The Yankees current ace, Sabathia says Tanaka's presence was like a spring training eruption. 

“He was impressive, “Sabathia told the YES Network. "There was a buzz around the ballpark.”

YES announcer Michael Kay has witnessed thousands of Grapefruit League games. He said during the telecast that the atmosphere "seemed like more than just your average spring training game.”

The Yankees are banking on Tanaka being more than just an average pitcher. From 2012 to 2013, he won a Nippon Professional Baseball League (NPB)-record 26 consecutive decisions, which included a 1.27 ERA last season. To top it off, his wife is Japanese pop idol Mai Satoda of Hello! Project group Country Musume.

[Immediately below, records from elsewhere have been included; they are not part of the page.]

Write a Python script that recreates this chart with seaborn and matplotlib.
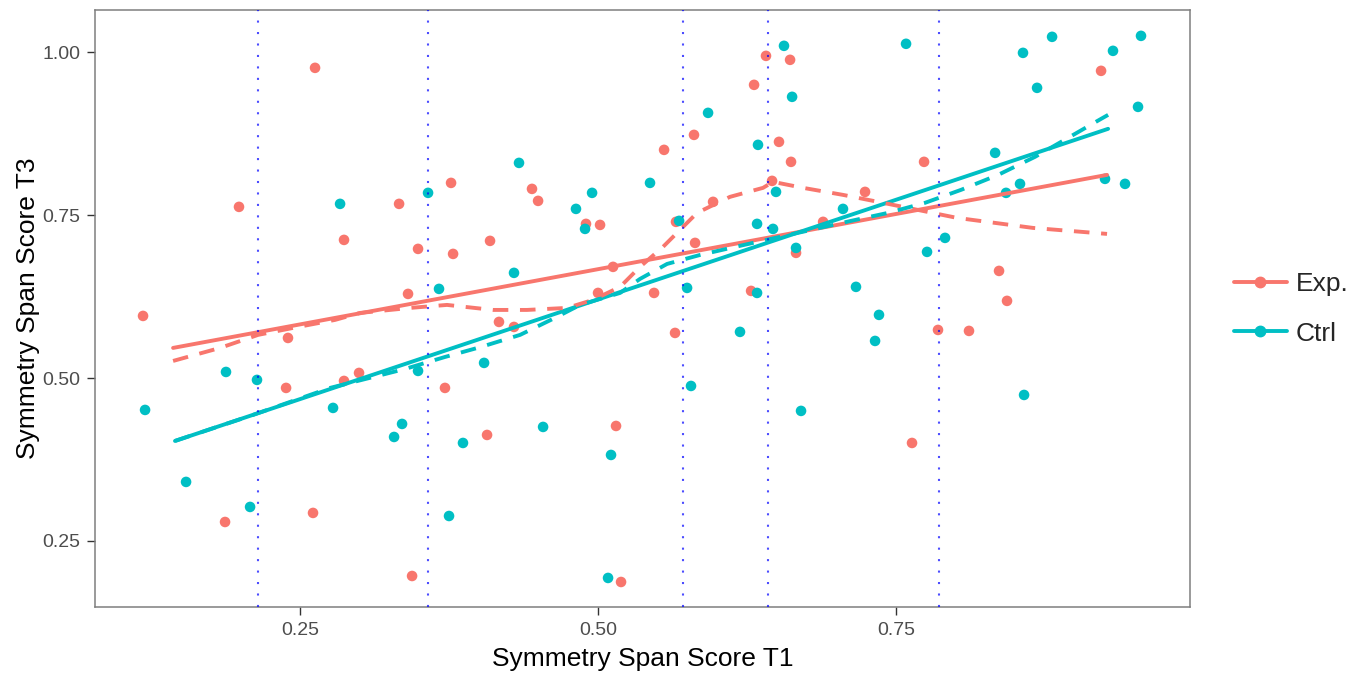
import numpy as np
import pandas as pd
import matplotlib
matplotlib.use("Agg")
import matplotlib.pyplot as plt
from matplotlib.lines import Line2D
import seaborn as sns

# ---- data -------------------------------------------------------------
groups = ["Exp.", "Ctrl"]
colors = ["#F8766D", "#00BFC4"]

exp_t1 = [0.1183, 0.1988, 0.2626, 0.2869, 0.3331, 0.3767, 0.3490, 0.3784, 0.4094, 0.3406,
          0.4446, 0.4497, 0.4899, 0.5017, 0.5126, 0.5000, 0.6409, 0.6611, 0.6309, 0.5805,
          0.5554, 0.6518, 0.6619, 0.6460, 0.5965, 0.5654, 0.7240, 0.6888, 0.5814, 0.6661,
          0.5470, 0.6284, 0.9220, 0.7735, 0.8364, 0.8431, 0.2399, 0.2383, 0.2869, 0.2995,
          0.1871, 0.2609, 0.4169, 0.4295, 0.3716, 0.4069, 0.5151, 0.3440, 0.5193, 0.5646,
          0.7634, 0.7852, 0.8112]
exp_t3 = [0.5954, 0.7628, 0.9762, 0.7121, 0.7674, 0.7996, 0.6983, 0.6906, 0.7106, 0.6292,
          0.7904, 0.7720, 0.7367, 0.7351, 0.6707, 0.6307, 0.9946, 0.9885, 0.9501, 0.8733,
          0.8503, 0.8626, 0.8319, 0.8027, 0.7705, 0.7398, 0.7858, 0.7398, 0.7075, 0.6922,
          0.6307, 0.6338, 0.9716, 0.8319, 0.6645, 0.6185, 0.5616, 0.4849, 0.4956, 0.5079,
          0.2791, 0.2930, 0.5862, 0.5785, 0.4849, 0.4127, 0.4265, 0.1962, 0.1870, 0.5693,
          0.4004, 0.5739, 0.5724]

ctrl_t1 = [0.2836, 0.4337, 0.3574, 0.3666, 0.4295, 0.4815, 0.4950, 0.4891, 0.6560, 0.6628,
           0.5923, 0.6342, 0.5436, 0.6493, 0.5680, 0.7055, 0.6334, 0.6468, 0.6661, 0.5747,
           0.6334, 0.7164, 0.7357, 0.7584, 0.8565, 0.8809, 0.9320, 0.9555, 0.8683, 0.9530,
           0.8331, 0.8540, 0.8423, 0.9253, 0.9421, 0.7911, 0.7760, 0.1879, 0.2139, 0.1200,
           0.2777, 0.1544, 0.2081, 0.3490, 0.4044, 0.3356, 0.3289, 0.3867, 0.4539, 0.5109,
           0.3750, 0.5084, 0.6191, 0.7324, 0.5780, 0.6703, 0.8574]
ctrl_t3 = [0.7674, 0.8303, 0.7843, 0.6369, 0.6615, 0.7597, 0.7843, 0.7290, 1.0100, 0.9317,
           0.9071, 0.8580, 0.7996, 0.7858, 0.7413, 0.7597, 0.7367, 0.7290, 0.6998, 0.6384,
           0.6307, 0.6400, 0.5970, 1.0131, 0.9992, 1.0238, 1.0023, 1.0253, 0.9455, 0.9163,
           0.8457, 0.7981, 0.7843, 0.8058, 0.7981, 0.7152, 0.6937, 0.5094, 0.4972, 0.4511,
           0.4542, 0.3406, 0.3022, 0.5110, 0.5233, 0.4296, 0.4096, 0.4004, 0.4250, 0.3820,
           0.2883, 0.1932, 0.5709, 0.5570, 0.4879, 0.4496, 0.4741]

# linear fits (end points)
exp_lm_t1 = [0.1435, 0.9270]
exp_lm_t3 = [0.5463, 0.8119]
ctrl_lm_t1 = [0.1451, 0.9279]
ctrl_lm_t3 = [0.4035, 0.8826]

# loess smooths
exp_lo_t1 = [0.1435, 0.1829, 0.2148, 0.2483, 0.2794, 0.3003, 0.3423, 0.3733, 0.4119, 0.4404,
             0.4740, 0.4958, 0.5185, 0.5352, 0.5545, 0.5831, 0.6107, 0.6384, 0.6468, 0.6720,
             0.7055, 0.7391, 0.8012, 0.8649, 0.9270]
exp_lo_t3 = [0.5263, 0.5463, 0.5663, 0.5785, 0.5893, 0.6000, 0.6077, 0.6123, 0.6046, 0.6046,
             0.6077, 0.6200, 0.6400, 0.6707, 0.7014, 0.7536, 0.7782, 0.7920, 0.8012, 0.7920,
             0.7812, 0.7690, 0.7459, 0.7305, 0.7213]
ctrl_lo_t1 = [0.1451, 0.2081, 0.2752, 0.3381, 0.3716, 0.4018, 0.4346, 0.4639, 0.4849, 0.5185,
              0.5352, 0.5579, 0.5856, 0.6149, 0.6485, 0.6787, 0.7122, 0.7433, 0.7743, 0.8045,
              0.8356, 0.8666, 0.8943, 0.9220, 0.9279]
ctrl_lo_t3 = [0.4035, 0.4419, 0.4849, 0.5140, 0.5324, 0.5478, 0.5663, 0.5924, 0.6123, 0.6307,
              0.6522, 0.6752, 0.6890, 0.7013, 0.7151, 0.7274, 0.7413, 0.7536, 0.7690, 0.7889,
              0.8119, 0.8396, 0.8687, 0.8979, 0.9040]

# reference cut points on T1
cut_points = [0.2148, 0.3574, 0.5713, 0.6422, 0.7861]

x_ticks = [0.25, 0.50, 0.75]
y_ticks = [0.25, 0.50, 0.75, 1.00]
x_label = "Symmetry Span Score T1"
y_label = "Symmetry Span Score T3"

# ---- tables -----------------------------------------------------------
def frame(t1_a, t3_a, t1_b, t3_b):
    return pd.DataFrame({
        "t1": list(t1_a) + list(t1_b),
        "t3": list(t3_a) + list(t3_b),
        "group": [groups[0]] * len(t1_a) + [groups[1]] * len(t1_b),
    })

points = frame(exp_t1, exp_t3, ctrl_t1, ctrl_t3)
lm_lines = frame(exp_lm_t1, exp_lm_t3, ctrl_lm_t1, ctrl_lm_t3)
lo_lines = frame(exp_lo_t1, exp_lo_t3, ctrl_lo_t1, ctrl_lo_t3)
palette = dict(zip(groups, colors))

# ---- figure -----------------------------------------------------------
sns.set_theme(style="ticks")
plt.rcParams["font.family"] = ["Liberation Sans", "DejaVu Sans"]

W, H = 1362, 675
fig = plt.figure(figsize=(W / 100, H / 100), dpi=100)
ax = fig.add_axes([95 / W, 1 - 607 / H, (1190 - 95) / W, (607 - 10) / H])

sns.scatterplot(data=points, x="t1", y="t3", hue="group", palette=palette,
                hue_order=groups, s=58, linewidth=0, legend=False, ax=ax, zorder=2)
sns.lineplot(data=lm_lines, x="t1", y="t3", hue="group", palette=palette,
             hue_order=groups, estimator=None, lw=2.8, legend=False, ax=ax, zorder=3)
sns.lineplot(data=lo_lines, x="t1", y="t3", hue="group", palette=palette,
             hue_order=groups, estimator=None, lw=2.8, linestyle=(0, (4, 3)),
             legend=False, ax=ax, zorder=3)

for c in cut_points:
    ax.axvline(c, color="blue", alpha=0.7, lw=1.5, linestyle=(0, (1, 4.5)), zorder=4)

ax.set_xlim(0.078, 0.9966)
ax.set_ylim(0.1486, 1.065)
ax.set_xticks(x_ticks)
ax.set_xticklabels([f"{v:.2f}" for v in x_ticks])
ax.set_yticks(y_ticks)
ax.set_yticklabels([f"{v:.2f}" for v in y_ticks])

for sp in ax.spines.values():
    sp.set_visible(True)
    sp.set_color("#7f7f7f")
    sp.set_linewidth(1.1)
ax.tick_params(axis="both", length=5.5, width=1, color="#333333",
               labelcolor="#4d4d4d", labelsize=14, pad=5)

ax.set_xlabel(x_label, fontsize=19, color="black", labelpad=6)
ax.set_ylabel(y_label, fontsize=19, color="black", labelpad=2)

handles = [Line2D([0], [0], color=c, lw=2.8, marker="o", markersize=7.5) for c in colors]
fig.legend(handles, groups, loc="center left", bbox_to_anchor=(1234 / W, 1 - 309 / H),
           frameon=False, fontsize=19, handlelength=2.0, handletextpad=0.35,
           labelspacing=0.95, borderaxespad=0, borderpad=0)

fig.savefig("out.png", dpi=100)
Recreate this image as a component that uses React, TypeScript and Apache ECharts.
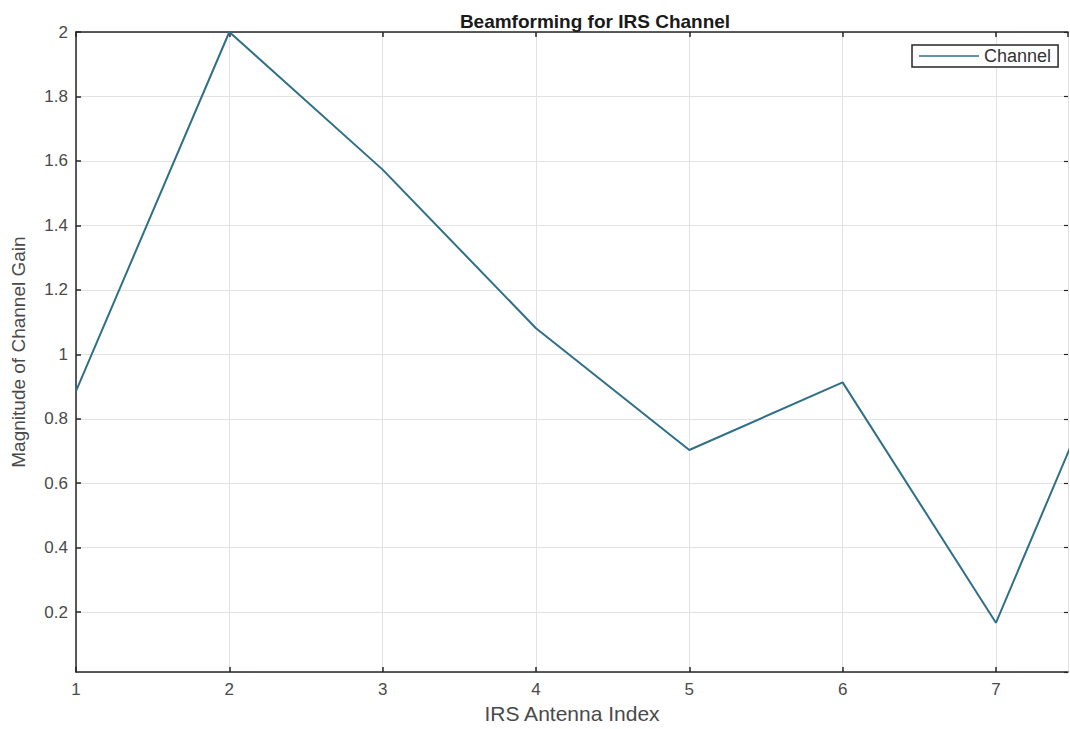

Texas Rangers ace Yu Darvish might be the best Japanese pitcher in MLB history, since invading US soil with his rockstar resume and boss pitching acumen. He's "jokingly" said he thinks Tanaka is overpaid, which sounds like a bit of home turf-hate because Darvish has already put it down in the majors, striking out 277 hitters last season, yet he recently signed for a third of what Tanaka got (6-years, $56 million).

Thirty-one pitches can’t tell you everything about a pitcher, but Tanaka is supposed to be nice with it and he didn’t do anything on Saturday to slow his metropolitan hype train. If anything, expectations will be higher next time. The electricity is back in the BX. The streets will be talking about Jeter’s swan song and Beltran’s waning c’hip dreams. Radio pundits will rave about Jacoby Ellsbury and Brett Gardner’s speed and Brian McCann’s Thurman Munson-like possibilities at the backstop. 

In a city full of champions and big shots, however, the trials and tribulations of Tanaka will remain the story that the international baseball world is talking about. The true test of his pedigree will be when he hits the dog days of August, the Yankees are battling for a division crown and he gets laced for six runs in four innings of work. How will the high-priced mound-marauder respond? Tanaka's already got the glory. Only time will tell if he’s got the guts.